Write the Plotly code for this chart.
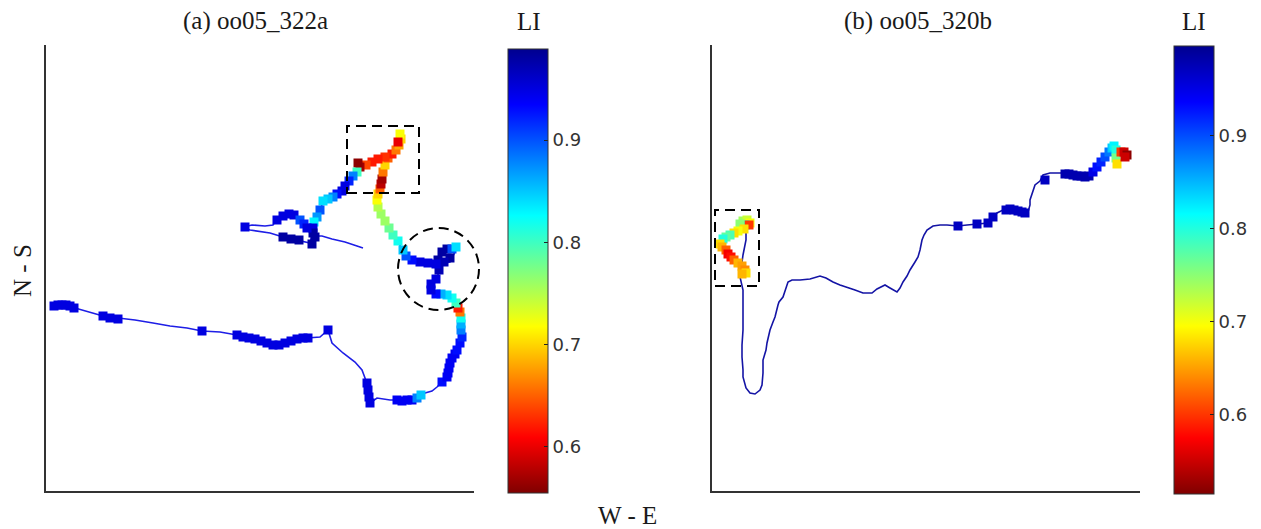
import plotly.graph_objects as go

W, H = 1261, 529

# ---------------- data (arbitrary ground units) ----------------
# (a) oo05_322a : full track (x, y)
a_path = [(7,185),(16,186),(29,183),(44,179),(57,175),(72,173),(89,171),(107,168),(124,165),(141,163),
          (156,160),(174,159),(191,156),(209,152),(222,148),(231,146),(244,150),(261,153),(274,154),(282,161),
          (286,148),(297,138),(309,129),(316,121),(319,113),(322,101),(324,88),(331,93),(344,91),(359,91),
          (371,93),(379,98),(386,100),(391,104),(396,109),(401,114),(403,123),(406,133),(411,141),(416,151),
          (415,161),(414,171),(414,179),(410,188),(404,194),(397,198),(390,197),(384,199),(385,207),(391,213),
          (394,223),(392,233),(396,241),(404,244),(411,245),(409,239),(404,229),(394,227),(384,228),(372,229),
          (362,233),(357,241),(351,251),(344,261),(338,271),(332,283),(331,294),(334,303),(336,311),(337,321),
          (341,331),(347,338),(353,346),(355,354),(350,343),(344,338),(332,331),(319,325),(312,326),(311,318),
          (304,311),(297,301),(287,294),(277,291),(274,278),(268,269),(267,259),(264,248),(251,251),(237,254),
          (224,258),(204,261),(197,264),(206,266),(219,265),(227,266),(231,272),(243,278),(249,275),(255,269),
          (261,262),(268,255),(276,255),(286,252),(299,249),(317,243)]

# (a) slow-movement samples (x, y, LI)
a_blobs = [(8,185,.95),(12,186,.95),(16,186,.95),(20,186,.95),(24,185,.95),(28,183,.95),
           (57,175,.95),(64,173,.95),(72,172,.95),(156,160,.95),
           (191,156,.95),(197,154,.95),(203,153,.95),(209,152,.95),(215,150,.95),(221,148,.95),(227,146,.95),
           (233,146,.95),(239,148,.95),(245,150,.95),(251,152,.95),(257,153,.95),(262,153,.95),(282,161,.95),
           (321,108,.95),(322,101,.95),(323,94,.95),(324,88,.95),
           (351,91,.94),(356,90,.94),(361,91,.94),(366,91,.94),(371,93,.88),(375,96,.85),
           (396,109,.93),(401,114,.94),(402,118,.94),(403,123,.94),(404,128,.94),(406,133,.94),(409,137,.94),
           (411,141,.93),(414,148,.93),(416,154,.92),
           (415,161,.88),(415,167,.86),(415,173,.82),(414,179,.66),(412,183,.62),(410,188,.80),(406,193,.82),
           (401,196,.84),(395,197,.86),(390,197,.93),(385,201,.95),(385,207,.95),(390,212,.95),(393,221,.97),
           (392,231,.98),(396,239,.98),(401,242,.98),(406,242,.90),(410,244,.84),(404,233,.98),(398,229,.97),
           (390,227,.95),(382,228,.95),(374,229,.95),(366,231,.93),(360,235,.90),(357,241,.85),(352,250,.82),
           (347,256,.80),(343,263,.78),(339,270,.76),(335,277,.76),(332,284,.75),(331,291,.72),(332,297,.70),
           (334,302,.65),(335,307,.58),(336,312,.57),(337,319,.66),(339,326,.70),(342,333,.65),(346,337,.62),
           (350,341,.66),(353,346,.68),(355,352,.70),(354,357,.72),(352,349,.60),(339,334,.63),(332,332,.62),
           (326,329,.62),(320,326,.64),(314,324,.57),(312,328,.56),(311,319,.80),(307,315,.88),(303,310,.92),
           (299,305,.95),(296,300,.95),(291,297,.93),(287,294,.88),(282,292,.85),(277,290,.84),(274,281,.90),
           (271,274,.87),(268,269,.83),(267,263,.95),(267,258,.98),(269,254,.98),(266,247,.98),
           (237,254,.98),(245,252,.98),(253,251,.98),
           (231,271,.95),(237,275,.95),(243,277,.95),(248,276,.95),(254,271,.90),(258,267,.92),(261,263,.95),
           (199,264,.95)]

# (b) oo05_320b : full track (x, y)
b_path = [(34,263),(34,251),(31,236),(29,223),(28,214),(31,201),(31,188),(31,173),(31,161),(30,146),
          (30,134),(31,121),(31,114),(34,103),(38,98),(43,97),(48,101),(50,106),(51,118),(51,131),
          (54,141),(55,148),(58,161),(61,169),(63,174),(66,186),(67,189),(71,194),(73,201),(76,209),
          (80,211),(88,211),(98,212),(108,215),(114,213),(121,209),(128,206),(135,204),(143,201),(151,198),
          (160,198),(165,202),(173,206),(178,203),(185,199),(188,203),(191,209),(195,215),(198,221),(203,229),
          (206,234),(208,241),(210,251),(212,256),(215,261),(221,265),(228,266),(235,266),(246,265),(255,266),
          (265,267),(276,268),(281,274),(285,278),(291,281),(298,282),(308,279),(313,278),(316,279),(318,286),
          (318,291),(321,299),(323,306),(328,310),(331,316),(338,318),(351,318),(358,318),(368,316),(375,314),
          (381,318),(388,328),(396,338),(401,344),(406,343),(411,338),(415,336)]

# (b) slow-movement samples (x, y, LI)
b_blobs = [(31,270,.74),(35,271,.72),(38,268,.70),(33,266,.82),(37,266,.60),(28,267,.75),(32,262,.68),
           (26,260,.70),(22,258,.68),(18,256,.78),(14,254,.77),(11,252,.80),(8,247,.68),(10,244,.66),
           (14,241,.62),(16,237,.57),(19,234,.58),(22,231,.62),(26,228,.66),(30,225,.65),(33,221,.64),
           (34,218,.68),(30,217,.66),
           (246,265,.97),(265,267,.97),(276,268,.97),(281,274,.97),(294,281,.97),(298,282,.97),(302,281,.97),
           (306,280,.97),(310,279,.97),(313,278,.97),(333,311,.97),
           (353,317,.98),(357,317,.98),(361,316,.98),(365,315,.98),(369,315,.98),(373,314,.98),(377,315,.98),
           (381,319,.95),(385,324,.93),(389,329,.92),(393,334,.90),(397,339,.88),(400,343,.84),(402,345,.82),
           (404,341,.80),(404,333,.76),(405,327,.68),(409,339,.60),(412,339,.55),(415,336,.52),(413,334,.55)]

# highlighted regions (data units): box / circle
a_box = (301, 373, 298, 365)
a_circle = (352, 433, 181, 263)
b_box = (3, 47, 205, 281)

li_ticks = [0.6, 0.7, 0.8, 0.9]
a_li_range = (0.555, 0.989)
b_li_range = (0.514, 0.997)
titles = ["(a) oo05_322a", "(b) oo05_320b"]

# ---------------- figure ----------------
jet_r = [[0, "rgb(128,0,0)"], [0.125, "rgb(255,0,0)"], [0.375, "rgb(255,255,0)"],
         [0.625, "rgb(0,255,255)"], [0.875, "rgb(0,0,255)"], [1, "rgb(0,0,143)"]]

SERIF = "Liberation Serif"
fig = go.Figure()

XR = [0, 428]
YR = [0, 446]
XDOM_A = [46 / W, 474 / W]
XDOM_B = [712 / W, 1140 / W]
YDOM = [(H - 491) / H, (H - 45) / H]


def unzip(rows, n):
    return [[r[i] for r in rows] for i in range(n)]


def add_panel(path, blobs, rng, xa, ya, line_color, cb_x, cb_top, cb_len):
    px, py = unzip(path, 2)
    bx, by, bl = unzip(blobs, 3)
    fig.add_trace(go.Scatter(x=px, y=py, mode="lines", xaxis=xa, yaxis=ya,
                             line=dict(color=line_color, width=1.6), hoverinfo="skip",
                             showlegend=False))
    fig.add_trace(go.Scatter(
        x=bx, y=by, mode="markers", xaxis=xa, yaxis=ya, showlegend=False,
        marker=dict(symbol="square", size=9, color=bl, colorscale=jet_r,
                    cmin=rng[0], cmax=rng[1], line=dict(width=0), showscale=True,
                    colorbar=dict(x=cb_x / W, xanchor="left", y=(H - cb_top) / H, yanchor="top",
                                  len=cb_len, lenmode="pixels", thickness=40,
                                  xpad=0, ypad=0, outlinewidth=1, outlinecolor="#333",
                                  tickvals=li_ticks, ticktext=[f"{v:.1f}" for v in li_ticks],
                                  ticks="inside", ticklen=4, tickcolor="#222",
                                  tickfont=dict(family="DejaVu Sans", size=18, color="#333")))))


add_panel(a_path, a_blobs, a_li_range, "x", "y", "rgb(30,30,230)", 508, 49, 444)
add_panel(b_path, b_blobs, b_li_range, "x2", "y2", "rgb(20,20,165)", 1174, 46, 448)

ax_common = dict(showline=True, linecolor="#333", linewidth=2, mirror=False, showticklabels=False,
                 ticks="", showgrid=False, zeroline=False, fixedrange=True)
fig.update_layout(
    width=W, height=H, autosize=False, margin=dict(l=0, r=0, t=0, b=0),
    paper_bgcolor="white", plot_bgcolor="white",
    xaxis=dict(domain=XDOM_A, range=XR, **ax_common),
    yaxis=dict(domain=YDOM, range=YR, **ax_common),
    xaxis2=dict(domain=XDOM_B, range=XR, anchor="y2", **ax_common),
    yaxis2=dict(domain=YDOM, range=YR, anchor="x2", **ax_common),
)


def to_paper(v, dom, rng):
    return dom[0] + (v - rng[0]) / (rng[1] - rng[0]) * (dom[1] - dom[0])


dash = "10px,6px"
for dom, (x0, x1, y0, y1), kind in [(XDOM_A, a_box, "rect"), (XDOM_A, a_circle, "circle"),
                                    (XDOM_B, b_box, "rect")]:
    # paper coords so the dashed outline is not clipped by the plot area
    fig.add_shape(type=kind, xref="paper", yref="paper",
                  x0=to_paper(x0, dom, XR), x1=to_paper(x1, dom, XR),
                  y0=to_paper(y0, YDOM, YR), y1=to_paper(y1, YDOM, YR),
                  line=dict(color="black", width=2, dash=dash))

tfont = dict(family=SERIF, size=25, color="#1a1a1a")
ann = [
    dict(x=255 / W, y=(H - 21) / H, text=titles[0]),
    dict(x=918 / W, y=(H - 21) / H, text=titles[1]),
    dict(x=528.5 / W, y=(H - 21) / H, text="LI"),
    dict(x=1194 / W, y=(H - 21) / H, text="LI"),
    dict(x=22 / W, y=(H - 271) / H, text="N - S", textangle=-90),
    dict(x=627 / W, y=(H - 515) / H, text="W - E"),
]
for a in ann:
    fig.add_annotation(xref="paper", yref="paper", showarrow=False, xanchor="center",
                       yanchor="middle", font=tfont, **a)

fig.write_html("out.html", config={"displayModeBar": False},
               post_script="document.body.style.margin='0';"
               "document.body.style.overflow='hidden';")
* * *
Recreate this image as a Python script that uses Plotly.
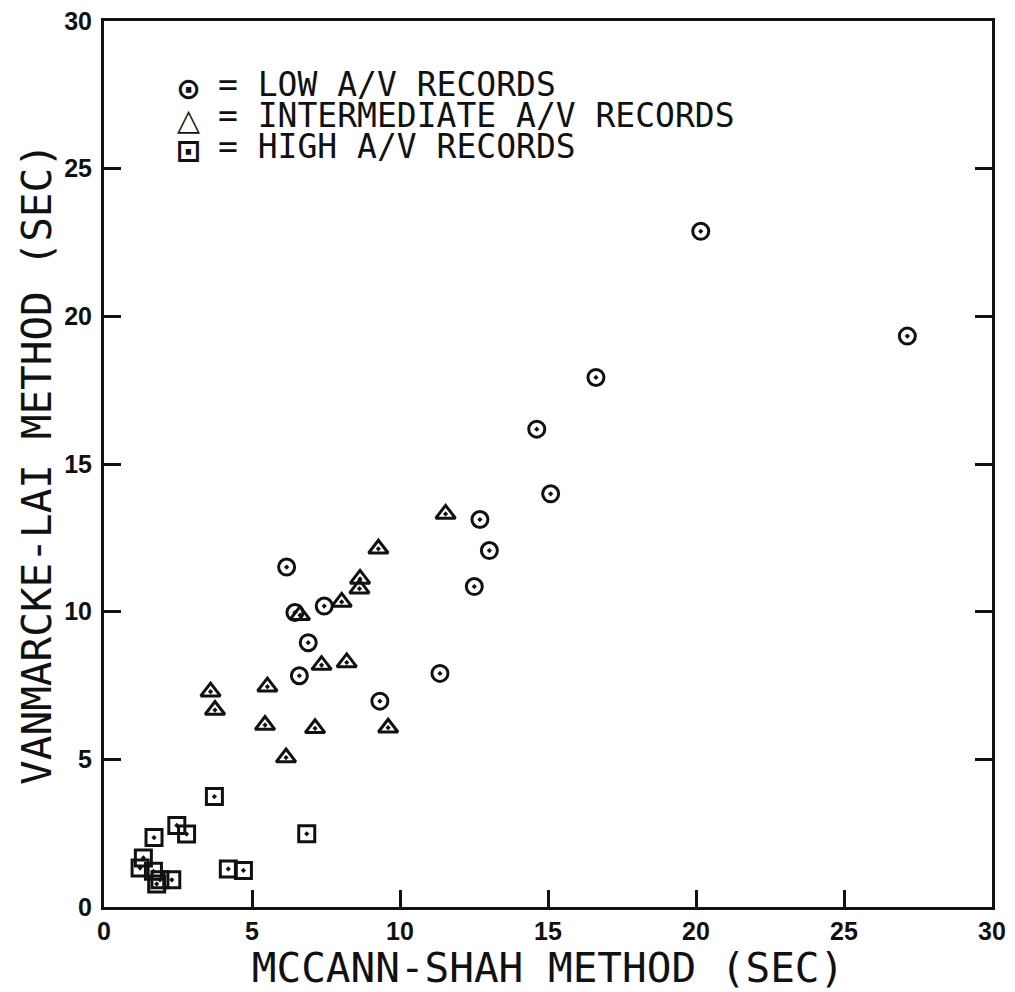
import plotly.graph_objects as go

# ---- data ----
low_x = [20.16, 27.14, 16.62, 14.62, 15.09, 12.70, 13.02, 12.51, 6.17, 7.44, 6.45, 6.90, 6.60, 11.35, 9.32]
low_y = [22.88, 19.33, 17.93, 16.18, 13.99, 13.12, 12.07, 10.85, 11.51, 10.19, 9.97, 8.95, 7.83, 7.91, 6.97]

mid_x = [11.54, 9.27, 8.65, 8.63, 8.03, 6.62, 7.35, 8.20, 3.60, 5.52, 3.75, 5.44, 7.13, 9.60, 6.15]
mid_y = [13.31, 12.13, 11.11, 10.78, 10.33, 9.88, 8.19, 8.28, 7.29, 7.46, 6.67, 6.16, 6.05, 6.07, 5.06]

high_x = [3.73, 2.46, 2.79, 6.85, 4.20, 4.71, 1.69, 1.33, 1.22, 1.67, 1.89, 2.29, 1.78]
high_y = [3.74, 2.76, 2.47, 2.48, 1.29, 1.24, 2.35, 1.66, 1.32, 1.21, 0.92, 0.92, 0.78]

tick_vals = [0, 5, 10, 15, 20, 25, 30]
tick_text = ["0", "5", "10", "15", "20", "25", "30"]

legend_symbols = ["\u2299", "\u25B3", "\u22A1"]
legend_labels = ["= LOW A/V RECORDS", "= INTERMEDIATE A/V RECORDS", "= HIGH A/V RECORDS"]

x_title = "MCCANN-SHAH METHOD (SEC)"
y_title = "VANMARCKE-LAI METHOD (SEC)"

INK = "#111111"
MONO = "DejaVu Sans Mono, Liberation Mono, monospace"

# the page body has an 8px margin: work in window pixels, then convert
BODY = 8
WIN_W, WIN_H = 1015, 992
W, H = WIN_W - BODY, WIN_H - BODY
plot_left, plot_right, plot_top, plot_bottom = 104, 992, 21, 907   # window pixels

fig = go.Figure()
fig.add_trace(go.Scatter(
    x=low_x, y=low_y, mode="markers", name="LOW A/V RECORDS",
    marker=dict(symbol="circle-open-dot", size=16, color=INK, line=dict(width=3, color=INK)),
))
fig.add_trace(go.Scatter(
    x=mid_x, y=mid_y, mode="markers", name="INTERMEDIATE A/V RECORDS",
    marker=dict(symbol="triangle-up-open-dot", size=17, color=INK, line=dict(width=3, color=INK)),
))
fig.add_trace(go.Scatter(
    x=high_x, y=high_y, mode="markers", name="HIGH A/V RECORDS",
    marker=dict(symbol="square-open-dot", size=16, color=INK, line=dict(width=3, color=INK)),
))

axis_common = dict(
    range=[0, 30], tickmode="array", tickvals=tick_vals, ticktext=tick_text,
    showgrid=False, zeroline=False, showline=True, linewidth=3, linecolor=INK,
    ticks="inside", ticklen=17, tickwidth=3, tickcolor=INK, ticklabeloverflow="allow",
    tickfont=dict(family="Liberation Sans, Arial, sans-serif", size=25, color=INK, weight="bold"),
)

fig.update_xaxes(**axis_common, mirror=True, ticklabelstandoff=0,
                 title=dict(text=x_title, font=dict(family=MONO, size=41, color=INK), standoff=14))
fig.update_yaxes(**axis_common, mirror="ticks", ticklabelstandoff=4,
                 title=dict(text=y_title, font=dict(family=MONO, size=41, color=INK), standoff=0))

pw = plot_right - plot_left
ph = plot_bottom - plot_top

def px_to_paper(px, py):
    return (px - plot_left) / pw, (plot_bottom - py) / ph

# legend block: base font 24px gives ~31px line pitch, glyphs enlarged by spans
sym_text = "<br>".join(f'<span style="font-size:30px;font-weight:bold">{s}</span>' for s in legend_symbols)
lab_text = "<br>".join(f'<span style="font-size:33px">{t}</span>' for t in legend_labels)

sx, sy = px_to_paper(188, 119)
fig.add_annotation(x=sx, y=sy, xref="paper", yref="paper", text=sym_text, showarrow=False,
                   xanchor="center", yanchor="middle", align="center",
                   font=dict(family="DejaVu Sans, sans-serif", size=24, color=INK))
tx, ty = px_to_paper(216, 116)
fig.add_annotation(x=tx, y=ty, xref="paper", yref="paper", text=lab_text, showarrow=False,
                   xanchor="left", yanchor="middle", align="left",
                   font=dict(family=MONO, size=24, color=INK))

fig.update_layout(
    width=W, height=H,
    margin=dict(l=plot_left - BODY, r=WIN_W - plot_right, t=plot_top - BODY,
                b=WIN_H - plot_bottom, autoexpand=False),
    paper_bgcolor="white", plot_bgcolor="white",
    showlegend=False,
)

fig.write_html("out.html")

## SET PROBLEM
Above are the records. Print exactly the lines from the one containing "Write the Plotly code for this chart." to the one containing "W, H = 1261, 529", both included, and nothing else; pictures are excluded.

## ANSWER TO THE PROBLEM
Write the Plotly code for this chart.
import plotly.graph_objects as go

W, H = 1261, 529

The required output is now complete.